I’m about to go back to school. It was only the other day that I realized that I have actually finished only one out of the last three semesters. I didn’t realize that I had been so long out of the usual run of things.
I’ve hated school ever since I was little. On the night before high school graduation I remember sitting on my bed by the window and feeling deeply shocked that it had all actually ended and that no one could make me go to school anymore if I didn’t want to. I couldn’t believe that that thing that had made my life so miserable for so long was actually going to go away.

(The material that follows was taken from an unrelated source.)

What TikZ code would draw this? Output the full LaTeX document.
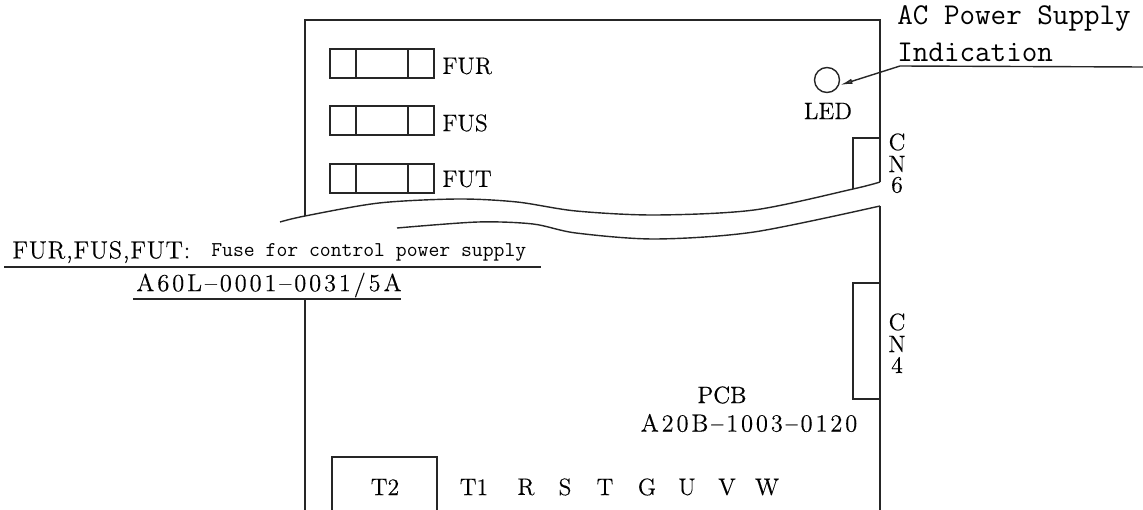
\documentclass[tikz,border=0pt]{standalone}
\usepackage{fontspec}
\setmainfont{Latin Modern Roman}[FakeBold=0.25]
\newfontfamily\widefont[LetterSpace=11.5,FakeBold=0.25]{Latin Modern Roman}
\newfontfamily\notefont[LetterSpace=3,FakeBold=0.25]{Latin Modern Roman}
\newfontfamily\headfont[FakeBold=0.7]{Latin Modern Roman}
\usetikzlibrary{positioning,arrows.meta}
\tikzset{
    line/.style={line width=0.8pt, black!85},
    lbl/.style={inner sep=0pt, font=\fontsize{13.5}{15}\selectfont},
    head/.style={inner sep=0pt, font=\headfont\fontsize{13.5}{15}\selectfont},
    num/.style={inner sep=0pt, font=\widefont\fontsize{14}{16}\selectfont},
    note/.style={inner sep=0pt, anchor=west, font=\notefont\fontsize{14}{16}\selectfont},
    mono/.style={inner sep=0pt, anchor=west, font=\ttfamily\fontsize{17.2}{20}\selectfont},
    small mono/.style={inner sep=0pt, anchor=west, font=\ttfamily\fontsize{12}{14}\selectfont},
}

\begin{document}
\begin{tikzpicture}[x=0.02cm,y=-0.02cm]
    \useasboundingbox (0,0) rectangle (1143,510);

    % Board outline
    \draw [line] (305,216) -- (305,20) -- (880,20) -- (880,182);
    \draw [line] (880,206) -- (880,510);
    \coordinate (gapleft) at (305,299);
    \coordinate (boardbottom) at (305,510);
    \draw [line] (gapleft) -- (boardbottom);

    % Break lines
    \draw [line] plot [smooth] coordinates {(280,222) (305,216) (379,203) (458,199) (517,202) (576,211) (655,215) (754,210) (853,189) (880,182)};
    \draw [line] plot [smooth] coordinates {(397,228) (478,222) (533,224) (576,233) (655,239) (754,232) (880,206)};

    % Fuses
    \foreach \y/\ty/\name in {49/66/FUR, 106/123/FUS, 164/179/FUT} {
        \draw [line] (330,\y) rectangle (434,\y+29);
        \draw [line] (356,\y) -- (356,\y+29) (408,\y) -- (408,\y+29);
        \node (\name) [lbl, anchor=west] at (442,\ty) {\name};
    }

    % LED
    \node (led) [line, draw, circle, minimum size=0.5cm, inner sep=0pt] at (827,80) {};
    \node (ledlabel) [lbl] at (828,111) {LED};
    \node (supply) [mono] at (897,19) {AC Power Supply};
    \node (indication) [mono] at (897,52) {Indication};
    \coordinate (leaderend) at (1143,67);
    \coordinate (leaderknee) at (900,66);
    \draw [line, -{Latex[length=7pt,width=3pt,fill=black!50]}] (leaderend) -- (leaderknee) -- (led.east |- 0,85);

    % Connectors
    \draw [line] (880,138) -- (853,138) -- (853,189);
    \draw [line] (880,283) -- (853,283) -- (853,399) -- (880,399);
    \foreach \y/\ch/\name in {142/C/a, 164/N/b, 185/6/c}
        \node (cn6\name) [lbl] at (897,\y) {\ch};
    \foreach \y/\ch/\name in {322/C/a, 344/N/b, 365/4/c}
        \node (cn4\name) [lbl] at (897,\y) {\ch};

    % Fuse note
    \node (fusenames) [note] at (12,252) {FUR,FUS,FUT:};
    \node (fusetext) [small mono] at (211,252) {Fuse for control power supply};
    \node (fusepart) [num] at (269,285) {A60L\textendash 0001\textendash 0031/5A};
    \draw [line] (4,267) -- (541,267);
    \draw [line] (133,299) -- (401,299);

    % Board labels
    \node (pcb) [head] at (722,395) {PCB};
    \node (pcbpart) [num] at (749,423) {A20B\textendash 1003\textendash 0120};

    % Terminals
    \draw [line] (332,510) -- (332,457) -- (437,457) -- (437,510);
    \node (t2) [lbl] at (385,487) {T2};
    \foreach \x/\name in {474/T1, 526/R, 565/S, 605/T, 647/G, 687/U, 727/V, 767/W}
        \node (term\name) [lbl] at (\x,487) {\name};
\end{tikzpicture}
\end{document}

Now I’m applying for grad school. Things change. University is different from high school. I’m still extremely frustrated by the general education curriculum, though. I hate having to take classes on things I already know and am bored by. Soi-disant “Health and Wellness,” for an example. I will, at the ripe age of 28, get to learn how to use a condom, why drugs are bad and be forced to take exercise in groups. I already know these things and exercise on my own. I don’t partake of any illegal substances (and frequently give obnoxious lectures on why no one should) and I don’t even sleep with men!

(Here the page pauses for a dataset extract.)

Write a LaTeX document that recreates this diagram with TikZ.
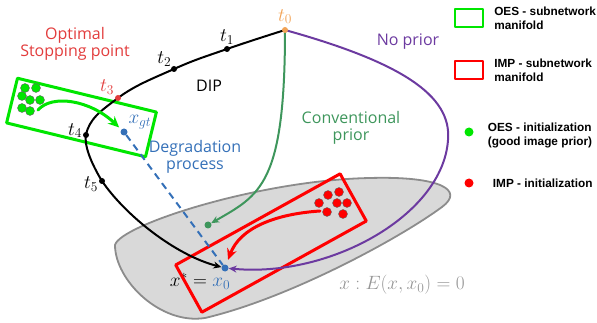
\documentclass[tikz,border=0pt]{standalone}
\usepackage{fix-cm}
\usepackage[no-math]{fontspec}
\newfontfamily\labelfont{Open Sans}
\newfontfamily\legendfont{Liberation Sans}
\usetikzlibrary{positioning,arrows.meta}

\definecolor{tzero}{RGB}{242,162,84}
\definecolor{optred}{RGB}{226,60,60}
\definecolor{impred}{RGB}{255,0,0}
\definecolor{oesgreen}{RGB}{0,230,0}
\definecolor{convgreen}{RGB}{62,150,92}
\definecolor{nopurple}{RGB}{108,58,160}
\definecolor{ptblue}{RGB}{52,112,184}
\definecolor{blobfill}{RGB}{217,217,217}
\definecolor{blobline}{RGB}{140,140,140}
\definecolor{eqgray}{RGB}{150,150,150}

\tikzset{
  tdot/.style={circle, inner sep=0pt, minimum size=7pt},
  seed/.style={circle, inner sep=0pt, minimum size=9pt, draw=black!60, line width=0.4pt},
  oesbox/.style={draw=oesgreen, line width=3pt, inner sep=0pt},
  impbox/.style={draw=impred, line width=3pt, inner sep=0pt},
  mlab/.style={font=\fontsize{17.5}{19}\selectfont, scale=1.1},
  legendtext/.style={font=\legendfont\bfseries\fontsize{11.8}{14}\selectfont, align=left, inner sep=0pt},
}

\begin{document}
\begin{tikzpicture}[x=1pt, y=-1pt, line join=round, line cap=round, >={Stealth[length=8pt,width=7pt]}, font=\labelfont\fontsize{16}{17}\selectfont]
	\useasboundingbox (0,0) rectangle (597,323);
	
	% Vùng nghiệm (màu xám)
	\draw[blobline, fill=blobfill, line width=1.8pt] (115,245) .. controls (120,225) and (260,180) .. (370,178)
		.. controls (440,176) and (465,190) .. (442,207)
		.. controls (400,238) and (290,298) .. (205,318)
		.. controls (160,325) and (115,280) .. (115,245) -- cycle;
	\node[mlab] (xstar) at (200,281) {$x^* = {\color{ptblue}x_0}$};
	\node[mlab, eqgray] (eq) at (402,285) {$x : E(x,x_0) = 0$};
	
	% Hai hình chữ nhật
	\node[impbox, rotate=29, minimum width=188, minimum height=54] (imp) at (271,243) {};
	\node[oesbox, rotate=-13.7, minimum width=143, minimum height=46] (oes) at (81.5,117.5) {};
	
	% Tọa độ các điểm
	\coordinate (t0) at (285,30);
	\coordinate (t1) at (227,49);
	\coordinate (t2) at (174,69);
	\coordinate (t3) at (118,98);
	\coordinate (t4) at (86,135);
	\coordinate (t5) at (102,181);
	\coordinate (oesstart) at (38,110);
	\coordinate (impstart) at (320,211);
	\node[tdot, fill=ptblue] (x0) at (225,268) {};
	\node[tdot, fill=ptblue] (xgt) at (124,132) {};
	\node[tdot, fill=convgreen] (gd) at (208,225) {};
	
	% Quá trình suy biến
	\draw[ptblue, line width=2pt, dash pattern=on 7pt off 5pt, line cap=butt] (xgt) -- (x0);
	
	% Các đường cong
	\draw[line width=2pt] plot[smooth, tension=0.7] coordinates {(t0) (t1) (t2) (t3) (t4) (t5)};
	\draw[line width=2pt, ->] (t5) .. controls (125,215) and (175,255) .. (x0);
	\draw[convgreen, line width=2pt, ->] (t0) .. controls (285,185) and (260,195) .. (gd);
	\draw[nopurple, line width=2pt, ->] (t0) .. controls (400,62) and (452,95) .. (448,140)
		.. controls (443,215) and (330,278) .. (x0);
	\draw[impred, line width=3pt, -{Stealth[length=11pt,width=10pt]}, shorten >=5pt] (impstart) .. controls (275,214) and (240,228) .. (x0);
	\draw[oesgreen, line width=3pt, -{Stealth[length=11pt,width=10pt]}, shorten >=3pt] (oesstart) .. controls (52,94) and (90,100) .. (xgt);
	
	% Các điểm khởi tạo
	\foreach \x/\y in {25/88, 36/88, 22/96, 30/100, 40/100, 22/108, 30/111}
		\node[seed, fill=oesgreen] at (\x,\y) {};
	\foreach \x/\y in {328/195, 339/192, 319/203, 337/203, 347/203, 327/212, 343/214}
		\node[seed, fill=impred] at (\x,\y) {};
	
	% Các mốc t và nhãn
	\foreach \p/\i/\a/\dx/\dy/\c in {t0/0/south/0/2/tzero, t1/1/south/0/1/black, t2/2/south east/1/-1/black,
		t3/3/south east/0/0/optred, t4/4/east/0/4/black, t5/5/east/0/-3/black} {
		\fill[\c] (\p) circle (3pt);
		\node[mlab, anchor=\a, xshift=\dx pt, yshift=\dy pt, \c] (lab\p) at (\p) {$t_{\i}$};
	}
	\node[mlab, ptblue, above right=-4pt and -2pt of xgt] (labxgt) {$x_{gt}$};
	
	% Nhãn chữ
	\node[optred, align=center] (osp) at (75,44) {Optimal\\Stopping point};
	\node (dip) at (209,86) {DIP};
	\node[ptblue, align=center] (deg) at (195,157) {Degradation\\process};
	\node[convgreen, align=center] (conv) at (351,128) {Conventional\\prior};
	\node[nopurple] (nop) at (408,42) {No prior};
	
	% Chú thích
	\node[draw=oesgreen, line width=2.2pt, minimum width=28, minimum height=18, inner sep=0pt] (legoes) at (469,18) {};
	\node[legendtext, right=10pt of legoes] {OES - subnetwork\\manifold};
	\node[draw=impred, line width=2.2pt, minimum width=28, minimum height=18, inner sep=0pt] (legimp) at (469,70) {};
	\node[legendtext, right=10pt of legimp] {IMP - subnetwork\\manifold};
	\node[seed, fill=oesgreen, draw=none] (legoesdot) at (469,132) {};
	\node[legendtext, right=14pt of legoesdot, yshift=-3pt] {OES - initialization\\(good image prior)};
	\node[seed, fill=impred, draw=none] (legimpdot) at (469,183) {};
	\node[legendtext, right=19pt of legimpdot] {IMP - initialization};
\end{tikzpicture}
\end{document}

But these things are no what make me nervous. I’m much more worried that I’ll lose my mind again and have to drop out. If I do, I see no hope of going on with my education. I’m not sure I’d even have the perspicacity to finish my BA. After all these years of forcing myself to go to classes and study hard, whether well or ill, the thought of giving up so close to the end is sickening. Yet, I can’t stomach the thought that I would have to spend another year of my life trying to complete these (to me useless) classes.
Many people to whom I speak of this say “What’s the rush? Take your time.” The rush is that I’m tired of taking my time and I’m tired of being in undergrad. If I take any more time, I’ll lose it. That’s the rush. It’s like asking what the rush is to stop being in chronic pain. Of course, one can only expect so much insight in this area from a bunch of people with doctoral degrees. They liked being in school. Why should I expect them to be able to comprehend the rush?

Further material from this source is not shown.